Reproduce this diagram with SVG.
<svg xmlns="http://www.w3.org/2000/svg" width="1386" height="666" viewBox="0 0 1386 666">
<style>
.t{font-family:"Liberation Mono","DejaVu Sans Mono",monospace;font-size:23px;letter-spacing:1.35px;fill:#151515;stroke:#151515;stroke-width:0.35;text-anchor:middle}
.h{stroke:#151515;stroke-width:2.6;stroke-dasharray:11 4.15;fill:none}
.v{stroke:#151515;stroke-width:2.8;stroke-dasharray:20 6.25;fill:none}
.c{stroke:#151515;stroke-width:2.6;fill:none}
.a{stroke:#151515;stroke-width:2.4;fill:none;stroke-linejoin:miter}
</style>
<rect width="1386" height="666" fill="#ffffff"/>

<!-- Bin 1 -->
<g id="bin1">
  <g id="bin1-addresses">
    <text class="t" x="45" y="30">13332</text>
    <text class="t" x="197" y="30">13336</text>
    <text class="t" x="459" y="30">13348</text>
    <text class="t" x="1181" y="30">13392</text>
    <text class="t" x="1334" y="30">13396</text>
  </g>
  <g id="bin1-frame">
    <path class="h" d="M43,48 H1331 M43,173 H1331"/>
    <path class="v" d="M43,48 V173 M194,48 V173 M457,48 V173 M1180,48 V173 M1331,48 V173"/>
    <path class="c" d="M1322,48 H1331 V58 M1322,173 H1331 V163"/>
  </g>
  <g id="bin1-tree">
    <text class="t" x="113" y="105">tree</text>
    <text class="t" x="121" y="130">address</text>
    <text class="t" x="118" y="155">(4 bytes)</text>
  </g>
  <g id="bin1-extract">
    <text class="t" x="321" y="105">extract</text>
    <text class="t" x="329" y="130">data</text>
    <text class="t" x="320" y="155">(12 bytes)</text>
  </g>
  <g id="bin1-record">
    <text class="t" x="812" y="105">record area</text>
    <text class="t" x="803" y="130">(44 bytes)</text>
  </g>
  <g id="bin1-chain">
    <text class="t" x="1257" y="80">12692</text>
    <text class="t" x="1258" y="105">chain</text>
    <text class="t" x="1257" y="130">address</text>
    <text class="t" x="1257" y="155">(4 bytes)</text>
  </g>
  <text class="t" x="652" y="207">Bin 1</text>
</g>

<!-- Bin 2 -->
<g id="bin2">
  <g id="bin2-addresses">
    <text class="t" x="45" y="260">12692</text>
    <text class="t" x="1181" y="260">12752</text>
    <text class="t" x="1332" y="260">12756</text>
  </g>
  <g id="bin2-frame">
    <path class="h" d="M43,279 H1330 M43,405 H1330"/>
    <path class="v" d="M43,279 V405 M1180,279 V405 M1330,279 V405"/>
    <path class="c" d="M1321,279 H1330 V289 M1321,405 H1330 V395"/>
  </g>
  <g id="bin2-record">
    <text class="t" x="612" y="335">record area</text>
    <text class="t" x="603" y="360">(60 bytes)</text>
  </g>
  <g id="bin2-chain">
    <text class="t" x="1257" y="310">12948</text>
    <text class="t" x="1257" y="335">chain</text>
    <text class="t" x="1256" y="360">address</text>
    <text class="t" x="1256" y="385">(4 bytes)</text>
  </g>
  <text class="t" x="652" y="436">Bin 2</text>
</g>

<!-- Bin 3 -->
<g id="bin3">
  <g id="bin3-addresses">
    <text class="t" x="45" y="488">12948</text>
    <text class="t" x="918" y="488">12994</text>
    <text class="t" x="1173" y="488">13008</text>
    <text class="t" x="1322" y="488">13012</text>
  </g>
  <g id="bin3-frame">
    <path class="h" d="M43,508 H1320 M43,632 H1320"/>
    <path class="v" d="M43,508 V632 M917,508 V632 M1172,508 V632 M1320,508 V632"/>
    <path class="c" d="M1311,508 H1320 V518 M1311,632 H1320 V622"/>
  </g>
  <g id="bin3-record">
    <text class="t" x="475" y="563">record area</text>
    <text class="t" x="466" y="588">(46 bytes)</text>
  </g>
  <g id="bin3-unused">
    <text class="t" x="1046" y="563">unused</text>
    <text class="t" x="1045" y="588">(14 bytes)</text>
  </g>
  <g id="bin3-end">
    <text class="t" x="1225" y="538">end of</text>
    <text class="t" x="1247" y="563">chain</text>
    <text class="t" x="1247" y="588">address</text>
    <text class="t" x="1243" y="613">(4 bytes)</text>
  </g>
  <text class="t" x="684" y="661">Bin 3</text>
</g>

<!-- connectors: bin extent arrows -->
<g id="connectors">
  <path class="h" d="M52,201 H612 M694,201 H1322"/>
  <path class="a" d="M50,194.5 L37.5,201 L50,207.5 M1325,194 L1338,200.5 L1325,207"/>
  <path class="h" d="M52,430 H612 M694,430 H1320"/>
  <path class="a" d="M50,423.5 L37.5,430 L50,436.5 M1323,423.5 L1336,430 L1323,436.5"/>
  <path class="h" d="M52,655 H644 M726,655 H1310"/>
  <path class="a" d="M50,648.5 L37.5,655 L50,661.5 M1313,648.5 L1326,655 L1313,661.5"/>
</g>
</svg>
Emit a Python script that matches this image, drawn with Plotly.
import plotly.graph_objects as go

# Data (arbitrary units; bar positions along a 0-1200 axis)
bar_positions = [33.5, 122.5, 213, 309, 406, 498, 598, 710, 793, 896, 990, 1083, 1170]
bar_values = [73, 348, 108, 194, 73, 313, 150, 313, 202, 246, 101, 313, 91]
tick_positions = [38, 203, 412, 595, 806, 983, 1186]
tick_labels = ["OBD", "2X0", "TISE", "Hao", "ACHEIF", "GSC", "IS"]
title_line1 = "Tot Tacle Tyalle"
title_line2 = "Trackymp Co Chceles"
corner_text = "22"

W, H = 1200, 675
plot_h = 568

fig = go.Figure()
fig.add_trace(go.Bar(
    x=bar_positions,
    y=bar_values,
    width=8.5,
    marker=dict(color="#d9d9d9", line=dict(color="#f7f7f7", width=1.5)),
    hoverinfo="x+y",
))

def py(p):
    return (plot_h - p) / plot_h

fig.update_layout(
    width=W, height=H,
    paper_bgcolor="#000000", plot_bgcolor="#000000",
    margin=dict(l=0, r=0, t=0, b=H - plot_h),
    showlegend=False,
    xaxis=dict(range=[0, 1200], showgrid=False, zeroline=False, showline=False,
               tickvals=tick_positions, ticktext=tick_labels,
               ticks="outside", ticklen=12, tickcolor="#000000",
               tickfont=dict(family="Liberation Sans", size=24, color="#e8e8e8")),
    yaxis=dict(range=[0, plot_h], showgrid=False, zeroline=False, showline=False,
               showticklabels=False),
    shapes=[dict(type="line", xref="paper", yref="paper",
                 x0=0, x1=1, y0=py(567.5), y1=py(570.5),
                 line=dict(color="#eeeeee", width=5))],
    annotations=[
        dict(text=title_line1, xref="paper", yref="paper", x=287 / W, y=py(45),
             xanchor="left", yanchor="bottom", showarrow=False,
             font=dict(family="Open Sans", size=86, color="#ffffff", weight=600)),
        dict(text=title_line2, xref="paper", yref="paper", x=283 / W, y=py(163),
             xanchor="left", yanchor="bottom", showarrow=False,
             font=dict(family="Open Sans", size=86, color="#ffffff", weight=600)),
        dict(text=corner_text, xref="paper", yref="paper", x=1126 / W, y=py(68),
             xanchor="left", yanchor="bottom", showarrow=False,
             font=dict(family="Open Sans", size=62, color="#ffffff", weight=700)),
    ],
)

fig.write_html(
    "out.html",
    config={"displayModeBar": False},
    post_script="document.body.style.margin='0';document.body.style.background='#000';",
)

» **EXERCISE DETAILS**
Write out the material exactly as given.

» **COMPLETE RESPONSE**
Reproduce this diagram with SVG.
<svg xmlns="http://www.w3.org/2000/svg" width="1386" height="666" viewBox="0 0 1386 666">
<style>
.t{font-family:"Liberation Mono","DejaVu Sans Mono",monospace;font-size:23px;letter-spacing:1.35px;fill:#151515;stroke:#151515;stroke-width:0.35;text-anchor:middle}
.h{stroke:#151515;stroke-width:2.6;stroke-dasharray:11 4.15;fill:none}
.v{stroke:#151515;stroke-width:2.8;stroke-dasharray:20 6.25;fill:none}
.c{stroke:#151515;stroke-width:2.6;fill:none}
.a{stroke:#151515;stroke-width:2.4;fill:none;stroke-linejoin:miter}
</style>
<rect width="1386" height="666" fill="#ffffff"/>

<!-- Bin 1 -->
<g id="bin1">
  <g id="bin1-addresses">
    <text class="t" x="45" y="30">13332</text>
    <text class="t" x="197" y="30">13336</text>
    <text class="t" x="459" y="30">13348</text>
    <text class="t" x="1181" y="30">13392</text>
    <text class="t" x="1334" y="30">13396</text>
  </g>
  <g id="bin1-frame">
    <path class="h" d="M43,48 H1331 M43,173 H1331"/>
    <path class="v" d="M43,48 V173 M194,48 V173 M457,48 V173 M1180,48 V173 M1331,48 V173"/>
    <path class="c" d="M1322,48 H1331 V58 M1322,173 H1331 V163"/>
  </g>
  <g id="bin1-tree">
    <text class="t" x="113" y="105">tree</text>
    <text class="t" x="121" y="130">address</text>
    <text class="t" x="118" y="155">(4 bytes)</text>
  </g>
  <g id="bin1-extract">
    <text class="t" x="321" y="105">extract</text>
    <text class="t" x="329" y="130">data</text>
    <text class="t" x="320" y="155">(12 bytes)</text>
  </g>
  <g id="bin1-record">
    <text class="t" x="812" y="105">record area</text>
    <text class="t" x="803" y="130">(44 bytes)</text>
  </g>
  <g id="bin1-chain">
    <text class="t" x="1257" y="80">12692</text>
    <text class="t" x="1258" y="105">chain</text>
    <text class="t" x="1257" y="130">address</text>
    <text class="t" x="1257" y="155">(4 bytes)</text>
  </g>
  <text class="t" x="652" y="207">Bin 1</text>
</g>

<!-- Bin 2 -->
<g id="bin2">
  <g id="bin2-addresses">
    <text class="t" x="45" y="260">12692</text>
    <text class="t" x="1181" y="260">12752</text>
    <text class="t" x="1332" y="260">12756</text>
  </g>
  <g id="bin2-frame">
    <path class="h" d="M43,279 H1330 M43,405 H1330"/>
    <path class="v" d="M43,279 V405 M1180,279 V405 M1330,279 V405"/>
    <path class="c" d="M1321,279 H1330 V289 M1321,405 H1330 V395"/>
  </g>
  <g id="bin2-record">
    <text class="t" x="612" y="335">record area</text>
    <text class="t" x="603" y="360">(60 bytes)</text>
  </g>
  <g id="bin2-chain">
    <text class="t" x="1257" y="310">12948</text>
    <text class="t" x="1257" y="335">chain</text>
    <text class="t" x="1256" y="360">address</text>
    <text class="t" x="1256" y="385">(4 bytes)</text>
  </g>
  <text class="t" x="652" y="436">Bin 2</text>
</g>

<!-- Bin 3 -->
<g id="bin3">
  <g id="bin3-addresses">
    <text class="t" x="45" y="488">12948</text>
    <text class="t" x="918" y="488">12994</text>
    <text class="t" x="1173" y="488">13008</text>
    <text class="t" x="1322" y="488">13012</text>
  </g>
  <g id="bin3-frame">
    <path class="h" d="M43,508 H1320 M43,632 H1320"/>
    <path class="v" d="M43,508 V632 M917,508 V632 M1172,508 V632 M1320,508 V632"/>
    <path class="c" d="M1311,508 H1320 V518 M1311,632 H1320 V622"/>
  </g>
  <g id="bin3-record">
    <text class="t" x="475" y="563">record area</text>
    <text class="t" x="466" y="588">(46 bytes)</text>
  </g>
  <g id="bin3-unused">
    <text class="t" x="1046" y="563">unused</text>
    <text class="t" x="1045" y="588">(14 bytes)</text>
  </g>
  <g id="bin3-end">
    <text class="t" x="1225" y="538">end of</text>
    <text class="t" x="1247" y="563">chain</text>
    <text class="t" x="1247" y="588">address</text>
    <text class="t" x="1243" y="613">(4 bytes)</text>
  </g>
  <text class="t" x="684" y="661">Bin 3</text>
</g>

<!-- connectors: bin extent arrows -->
<g id="connectors">
  <path class="h" d="M52,201 H612 M694,201 H1322"/>
  <path class="a" d="M50,194.5 L37.5,201 L50,207.5 M1325,194 L1338,200.5 L1325,207"/>
  <path class="h" d="M52,430 H612 M694,430 H1320"/>
  <path class="a" d="M50,423.5 L37.5,430 L50,436.5 M1323,423.5 L1336,430 L1323,436.5"/>
  <path class="h" d="M52,655 H644 M726,655 H1310"/>
  <path class="a" d="M50,648.5 L37.5,655 L50,661.5 M1313,648.5 L1326,655 L1313,661.5"/>
</g>
</svg>
Emit a Python script that matches this image, drawn with Plotly.
import plotly.graph_objects as go

# Data (arbitrary units; bar positions along a 0-1200 axis)
bar_positions = [33.5, 122.5, 213, 309, 406, 498, 598, 710, 793, 896, 990, 1083, 1170]
bar_values = [73, 348, 108, 194, 73, 313, 150, 313, 202, 246, 101, 313, 91]
tick_positions = [38, 203, 412, 595, 806, 983, 1186]
tick_labels = ["OBD", "2X0", "TISE", "Hao", "ACHEIF", "GSC", "IS"]
title_line1 = "Tot Tacle Tyalle"
title_line2 = "Trackymp Co Chceles"
corner_text = "22"

W, H = 1200, 675
plot_h = 568

fig = go.Figure()
fig.add_trace(go.Bar(
    x=bar_positions,
    y=bar_values,
    width=8.5,
    marker=dict(color="#d9d9d9", line=dict(color="#f7f7f7", width=1.5)),
    hoverinfo="x+y",
))

def py(p):
    return (plot_h - p) / plot_h

fig.update_layout(
    width=W, height=H,
    paper_bgcolor="#000000", plot_bgcolor="#000000",
    margin=dict(l=0, r=0, t=0, b=H - plot_h),
    showlegend=False,
    xaxis=dict(range=[0, 1200], showgrid=False, zeroline=False, showline=False,
               tickvals=tick_positions, ticktext=tick_labels,
               ticks="outside", ticklen=12, tickcolor="#000000",
               tickfont=dict(family="Liberation Sans", size=24, color="#e8e8e8")),
    yaxis=dict(range=[0, plot_h], showgrid=False, zeroline=False, showline=False,
               showticklabels=False),
    shapes=[dict(type="line", xref="paper", yref="paper",
                 x0=0, x1=1, y0=py(567.5), y1=py(570.5),
                 line=dict(color="#eeeeee", width=5))],
    annotations=[
        dict(text=title_line1, xref="paper", yref="paper", x=287 / W, y=py(45),
             xanchor="left", yanchor="bottom", showarrow=False,
             font=dict(family="Open Sans", size=86, color="#ffffff", weight=600)),
        dict(text=title_line2, xref="paper", yref="paper", x=283 / W, y=py(163),
             xanchor="left", yanchor="bottom", showarrow=False,
             font=dict(family="Open Sans", size=86, color="#ffffff", weight=600)),
        dict(text=corner_text, xref="paper", yref="paper", x=1126 / W, y=py(68),
             xanchor="left", yanchor="bottom", showarrow=False,
             font=dict(family="Open Sans", size=62, color="#ffffff", weight=700)),
    ],
)

fig.write_html(
    "out.html",
    config={"displayModeBar": False},
    post_script="document.body.style.margin='0';document.body.style.background='#000';",
)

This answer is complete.